You can call Ben Stein an actor/writer/lawyer/game show host, but don’t just say “economist” and not offer any justification. Please?
Also, this is beside the point, but Ben Stein blames the theory of evolution for The Holocaust. Because, supposedly, scientists researched evolution and scientists also invented gas chambers. This idea almost certainly appeals to people who get offended when guns are blamed for murders and accidental killings done with guns. That’s a tenuous thread of logic.
Bad. Bad science. I don’t know where Ben Stein thinks tv cameras and glasses came from. “Science” is in fact a very vague word and you can attribute to it just about anything. You can even type it in capital letters with an exclamation point at the end and get an instant fanbase on the internet. It’s like the new “69” except it’s actually a reference to a dopey song from over twenty five years ago. In that respect, I suppose, Ben Stein is older than science and knows what’s best for it. Who am I to talk about science, after all? I’m no economist.

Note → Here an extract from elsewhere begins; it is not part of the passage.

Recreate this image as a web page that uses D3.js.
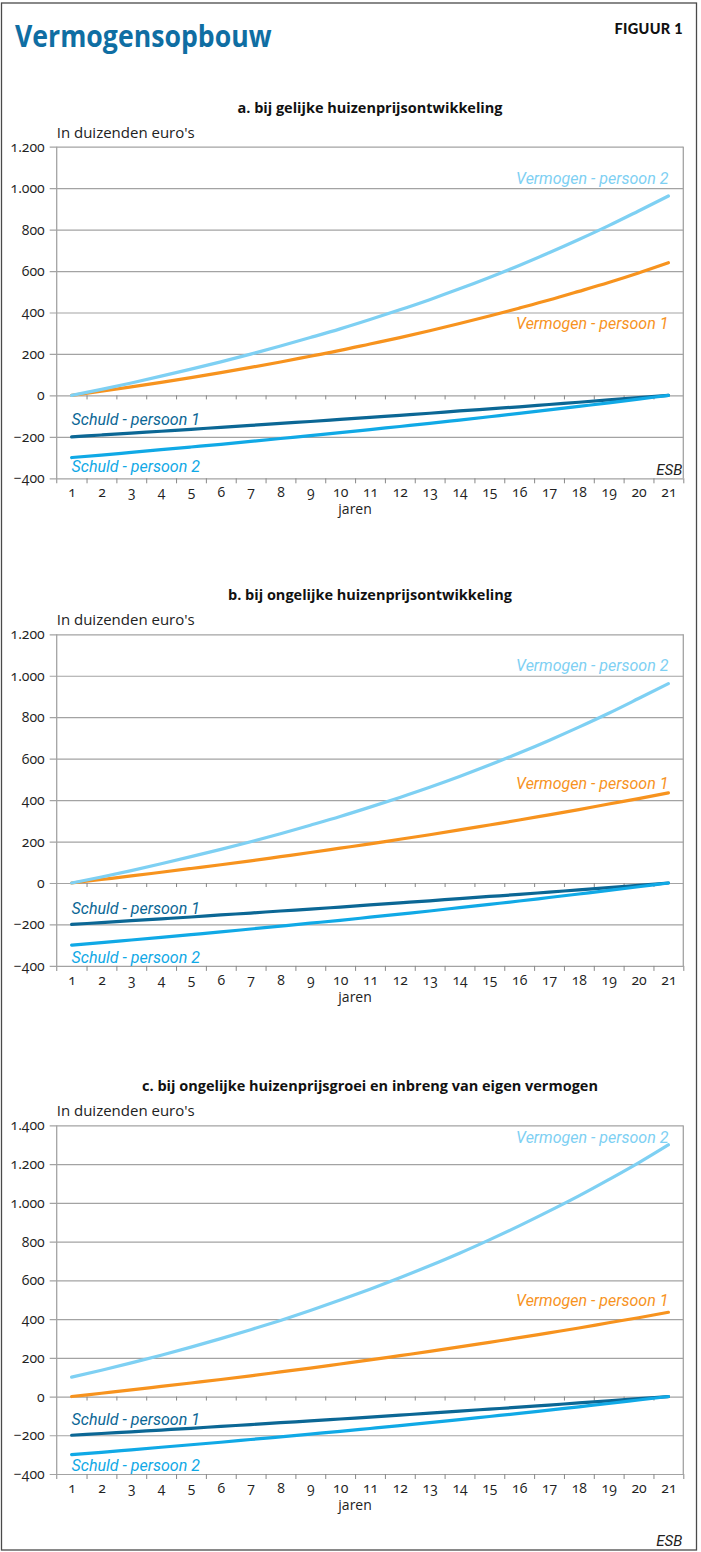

I don’t need to go into this much because Ben Stein bothered me long before I knew that he had actual beliefs and opinions, and what they were. I always thought his screen persona was annoying, and discovering that this is actually his true self makes it easier for me to deal with; he hasn’t expended the creative energy necessary to create a character, or even what passes for one in a time when each and every creative person grew up surrounded by half+ century-old infallible merchandising icons who will not step aside for any reason (perhaps Ben aspires to be one?). He’s not trying that hard. He is naturally annoying. He thinks he’s so boring that anything consciously idiotic he does (rapping about how he dislikes Al Gore) or says (such as “cleareyes is awwwwsome”) while being boring is automatically funny, but it isn’t. He thinks that wearing a black business suit and Teddy Ruxpin shoes makes a statement, and it does. That statement is “somebody needs to throw a muffin at me.”
Don’t watch the video attached to that last link. There are plenty of things I could suggest to “you” to watch that would be better than that. I just had to prove that it happened. But at about four minutes, twenty seconds he starts with the “mo-fo” talk and then he tells some really awkward rap-thing about Al Gore not inventing the internet that he had to write on three different pieces of paper for some reason, that he couldn’t be irked to memorize despite it being short and basic and sort of terrible. Jon Stewart appears to be laughing, but there are different types of laughter and many of them are not good. This wasn’t quite as bad as it seemed to me when I first watched it (compare the dates and it seems probable that the memory of this interview in part inspired that other thing I wrote that I linked to somewhere in here), but it’s far from good.
If the best grime you can scrub up on a presidential candidate approaching an election, the bit that you save for last, is that he made some exaggerating statement totally irrelevant to his candidacy then you have misplaced priorities and I don’t trust you to do things for the right reasons. And Gore did help with the internet. He did not create it, he did not develop the technology, but he very much helped to ensure that it would be used, that it would be useful. In comtrast to Comcast, Ben Stein’s current president, which pretends it owns the internet from time to time.
I can just imagine Ben Stein saying to himself in a Ben Stein voice how hilarious he himself would look while dressed like AC DC. But in actuality it’s just embarrassing. I can see him and Lorne Michaels forming a comedy team that’s just them.
*I personally don’t find anything special about the current incarnation of satellite television, but I believe it has greater potential that it just won’t allow me to use due to arbitrary legal trash, yet I can see that changing. Cable service, on the other hangnail, relies on actual physical cables, going from your home to someplace else, and if you decide you don’t like the people who own the cables you have to get the things removed and then have a whole new set of cables put in, in the event you want to risk more cables. Or something like that. Most people won’t bother with that; it’s hassle enough getting the stuff installed to begin with, and cable companies use that knowledge against their own customers. But then satellite things are also such a way; I still need to have cords going from my television machine to the dinkity plastic thing that I don’t own stuck to my house. But it would be easier to wrap that up and send it back, and by the wuh I would if I was paying for it and the only person who used it.